6. A picnic served on the sidelines of a grassy field where Indian computer geeks played cricket. The day was cloudy, the game incomprehensible, but my new boyfriend-who did not cook at all-had assembled the offering to show me what an English-style picnic would look like. There were dozens of dishes, each individually set out in its own container, crisp long Romaine lettuce leaves and sliced tomatoes and onions, tidy slices of bread and chunky Branston pickle and sliced meats and ginger beer. It started to rain, but my British partner was prepared for that, too, and we ate it all under a giant umbrella, watching cricket and eating cold cuts and shivering companionably in the damp.

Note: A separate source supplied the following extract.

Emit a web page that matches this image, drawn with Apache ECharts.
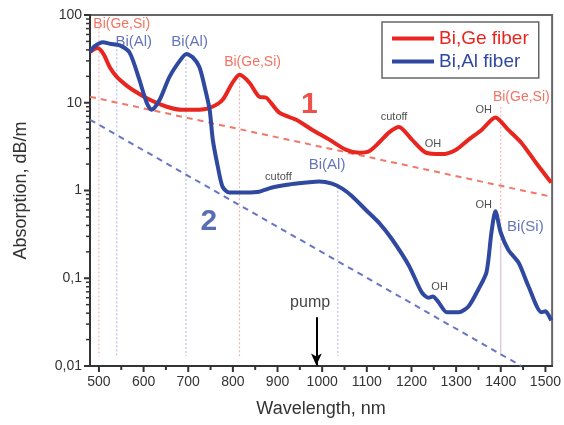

7. Pears. All pears, even tinny-tasting canned pears in heavy syrup, but especially brown bosc pears straight out of the orchards.

8. A bagel smeared with Marmite and a hot cup of sweet milky tea poured from a thermos, served at the summit of Pikes Peak by the same slightly batty Brit. We had just survived a lightning storm and hours of hail while manning a water station during the Pikes Peak Ascent, an extreme trail run. Maybe the best meal I've ever eaten.

9. Bradon roast salmon with whiskey sauce, eaten on the freezing cold banks of Loch Fyne. I wasn't going to try it because someone force-fed me salmon from a can as a child and I hated it. Our guide gently suggested this might be a lot different. It tasted of peat and smoke and the great salt sea and the cold winds pouring down Highland slopes and the musky dark heart of Scotland.

10. My own tamales, in all their forms. It took me a long time to master them, and it is a gigantic undertaking, a whole day of cooking, and smelling spices, and cooking the duck or the pork to falling-apart tenderness, and spreading masa just right on husks, and tying them closed, and steaming them, and then waiting and waiting, and eating that very first one out of the pot, rolling it out steaming onto a plate and taking the first bite and knowing it was worth every second. Every second.